There's so much to get annoyed with about him! But his good points - he really was ahead of his time as far as race and relationship ideas. He was the first person bold enough to actually write stories that openly featured people in polaymorous relationships, and at the time when he started writing it was pretty much unheard of to have a black guy and a blonde girl in the same family in a story. In "The Moon Is A Harsh Mistress" the main character goes to Earth for a short while and manages to get thrown in jail for 'indescency' because he showed off a picture of his family to someone - it was a line marriage, alternating male and female, so he had a bunch of wives and co-husbands, and about every race represented, because on the Moon everyone considered themselves one people, they made no distinction of skin color. But Heinlein couldn't imagine that such a change would come about in the culture at large, on Earth, apparently, so on Earth things were still as he knew them in the 50's.
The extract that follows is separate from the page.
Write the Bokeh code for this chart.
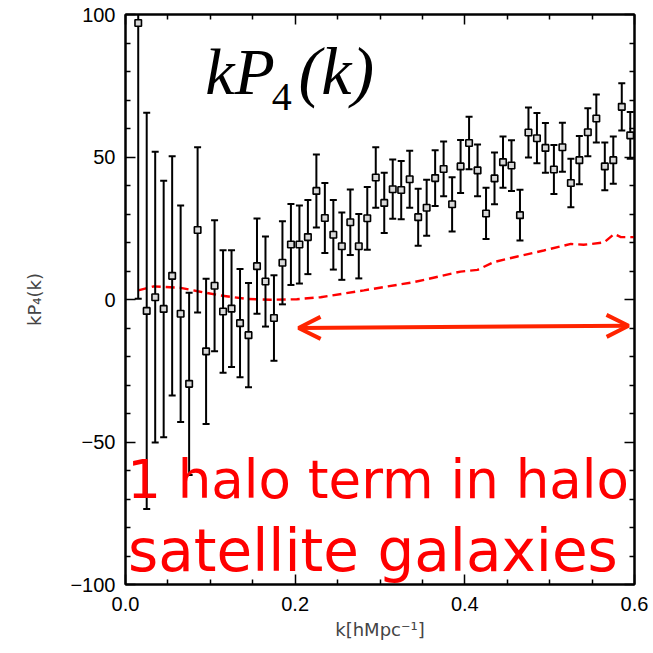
from bokeh.plotting import figure
from bokeh.models import Range1d, LinearAxis, FixedTicker, Label, Arrow, OpenHead
from bokeh.embed import file_html
from bokeh.resources import INLINE

# Measured hexadecapole, k*P4(k), with 1-sigma errors
k_vals = [0.015, 0.025, 0.035, 0.045, 0.055, 0.065, 0.075, 0.085, 0.095, 0.105,
          0.115, 0.125, 0.135, 0.145, 0.155, 0.165, 0.175, 0.185, 0.195, 0.205,
          0.215, 0.225, 0.235, 0.245, 0.255, 0.265, 0.275, 0.285, 0.295, 0.305,
          0.315, 0.325, 0.335, 0.345, 0.355, 0.365, 0.375, 0.385, 0.395, 0.405,
          0.415, 0.425, 0.435, 0.445, 0.455, 0.465, 0.475, 0.485, 0.495, 0.505,
          0.515, 0.525, 0.535, 0.545, 0.555, 0.565, 0.575, 0.585, 0.595]
kp4_vals = [97.0, -4.0, 0.8, -3.3, 8.3, -5.0, -29.6, 24.4, -18.2, 4.8,
            -4.2, -3.2, -8.3, -12.5, 11.7, 6.3, -6.5, 12.9, 19.3, 19.3,
            21.9, 38.1, 28.6, 22.7, 18.7, 27.1, 18.7, 28.5, 42.8, 33.9,
            38.7, 38.4, 42.2, 28.9, 32.2, 42.6, 45.8, 33.4, 46.7, 54.9,
            45.3, 30.2, 42.5, 48.2, 47.0, 29.6, 58.6, 56.6, 53.2, 45.6,
            53.4, 40.9, 48.9, 58.7, 63.5, 46.7, 48.9, 67.6, 57.6]
kp4_errs = [96.7, 69.5, 51.0, 45.0, 42.0, 38.0, 32.0, 29.0, 25.5, 23.0,
            21.5, 20.5, 19.0, 18.3, 16.7, 15.8, 15.0, 14.6, 14.2, 13.7,
            13.0, 12.8, 12.3, 12.2, 11.8, 11.5, 11.3, 11.0, 10.6, 10.6,
            10.4, 10.2, 10.0, 10.0, 9.8, 9.8, 9.6, 9.5, 9.3, 9.2,
            9.1, 9.0, 9.1, 9.0, 8.9, 8.9, 8.8, 8.8, 8.7, 8.6,
            8.6, 8.5, 8.5, 8.4, 8.4, 8.4, 8.3, 8.3, 8.2]

# Model prediction (dashed curve)
model_k = [0.015, 0.033, 0.065, 0.085, 0.112, 0.143, 0.171, 0.202, 0.23, 0.281,
           0.34, 0.395, 0.415, 0.434, 0.462, 0.493, 0.525, 0.54, 0.564, 0.576,
           0.584, 0.6]
model_vals = [3.2, 4.6, 4.1, 2.9, 1.4, 0.2, -0.1, 0.1, 0.8, 3.2,
              6.1, 9.8, 10.4, 13.1, 15.1, 17.2, 19.5, 19.2, 20.0, 23.0,
              21.9, 21.9]

# Range of k where the one-halo term matters
arrow_k = [0.204, 0.593]
arrow_y = [-10.0, -9.2]

x_ticks = [0.0, 0.2, 0.4, 0.6]
x_tick_labels = ["0.0", "0.2", "0.4", "0.6"]
x_minor = [0.05, 0.1, 0.15, 0.25, 0.3, 0.35, 0.45, 0.5, 0.55]
y_ticks = [-100, -50, 0, 50, 100]
y_tick_labels = ["\u2212100", "\u221250", "0", "50", "100"]
y_minor = [-90, -80, -70, -60, -40, -30, -20, -10, 10, 20, 30, 40, 60, 70, 80, 90]

lower = [v - e for v, e in zip(kp4_vals, kp4_errs)]
upper = [v + e for v, e in zip(kp4_vals, kp4_errs)]

p = figure(width=653, height=653, x_range=Range1d(0, 0.6), y_range=Range1d(-100, 100),
           output_backend="svg", toolbar_location=None,
           min_border_left=125, min_border_right=19, min_border_top=14, min_border_bottom=69)
p.grid.visible = False
p.outline_line_color = "black"
p.outline_line_width = 2
p.background_fill_color = "white"
p.border_fill_color = "white"

bottom_axis = p.below[0]
left_axis = p.left[0]
top_axis = LinearAxis()
right_axis = LinearAxis()
p.add_layout(top_axis, "above")
p.add_layout(right_axis, "right")

TICK_FONT = "Liberation Sans"


def style_axis(ax, ticks, minor, labels):
    ax.ticker = FixedTicker(ticks=ticks, minor_ticks=minor)
    ax.major_tick_in = 10
    ax.major_tick_out = 0
    ax.minor_tick_in = 5
    ax.minor_tick_out = 0
    ax.major_tick_line_width = 1.5
    ax.minor_tick_line_width = 1.5
    ax.axis_line_width = 2
    ax.axis_line_color = "black"
    ax.major_tick_line_color = "black"
    ax.minor_tick_line_color = "black"
    if labels is None:
        # mirrored axis: ticks only
        ax.major_label_text_color = None
        ax.major_label_text_font_size = "1px"
        ax.major_label_standoff = 0
    else:
        ax.major_label_overrides = {t: s for t, s in zip(ticks, labels)}
        ax.major_label_text_font = TICK_FONT
        ax.major_label_text_font_size = "20px"
        ax.major_label_text_color = "black"


style_axis(bottom_axis, x_ticks, x_minor, x_tick_labels)
style_axis(left_axis, y_ticks, y_minor, y_tick_labels)
style_axis(top_axis, x_ticks, x_minor, None)
style_axis(right_axis, y_ticks, y_minor, None)

bottom_axis.major_label_standoff = 12
left_axis.major_label_standoff = 10

bottom_axis.axis_label = "k[hMpc\u207b\u00b9]"
bottom_axis.axis_label_text_font = "DejaVu Sans"
bottom_axis.axis_label_text_font_size = "18px"
bottom_axis.axis_label_text_font_style = "normal"
bottom_axis.axis_label_standoff = 5

left_axis.axis_label = "kP\u2084(k)"
left_axis.axis_label_text_font = "DejaVu Sans"
left_axis.axis_label_text_font_size = "18px"
left_axis.axis_label_text_font_style = "normal"
left_axis.axis_label_standoff = 22

# model curve
p.line(model_k, model_vals, line_color="#ff0000", line_width=2.4, line_dash="9 5")

# error bars with caps
p.segment(x0=k_vals, y0=lower, x1=k_vals, y1=upper, line_color="black", line_width=2)
p.scatter(k_vals, lower, marker="dash", size=7, line_color="black", line_width=2)
p.scatter(k_vals, upper, marker="dash", size=7, line_color="black", line_width=2)
p.scatter(k_vals, kp4_vals, marker="square", size=6.5, fill_color="#d8d8d8",
          line_color="black", line_width=1.6)

# double-headed arrow
arrow_color = "#ff2400"
p.add_layout(Arrow(start=OpenHead(size=22, line_color=arrow_color, line_width=4),
                   end=OpenHead(size=22, line_color=arrow_color, line_width=4),
                   x_start=arrow_k[0], y_start=arrow_y[0], x_end=arrow_k[1], y_end=arrow_y[1],
                   line_color=arrow_color, line_width=4))

# panel title kP_4(k)
p.add_layout(Label(x=0.094, y=80.0, text="kP", text_font="Liberation Serif",
                   text_font_style="italic", text_font_size="66px",
                   text_baseline="alphabetic", text_color="black"))
p.add_layout(Label(x=0.1725, y=70.9, text="4", text_font="Liberation Serif",
                   text_font_size="40px", text_baseline="alphabetic", text_color="black"))
p.add_layout(Label(x=0.204, y=80.3, text="(k)", text_font="Liberation Serif",
                   text_font_style="italic", text_font_size="68px",
                   text_baseline="alphabetic", text_color="black"))

# annotation text
p.add_layout(Label(x=0.002, y=-63.3, text="1 halo term in halo", text_font="DejaVu Sans",
                   text_font_size="53px", text_baseline="alphabetic", text_color="#ff0000"))
p.add_layout(Label(x=0.003, y=-88.1, text="satellite galaxies", text_font="DejaVu Sans",
                   text_font_size="58px", text_baseline="alphabetic", text_color="#ff0000"))

open("out.html", "w").write(file_html(p, INLINE))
And Eor always points out to me that the women in his books often pretend to be meek and following orders, until they suddenly are not, and then they just quietly go off and do the smart thing and save the main charcter guy's ass. Also, that they are often much smarter than the guys, especially in maths. Apparently every woman in all his books is a representation of his wife, who he thought was just amazing and wonderful. But he had a huge blind spot about the basic nature of women, and he thought that all women basically had the same impulses and desires.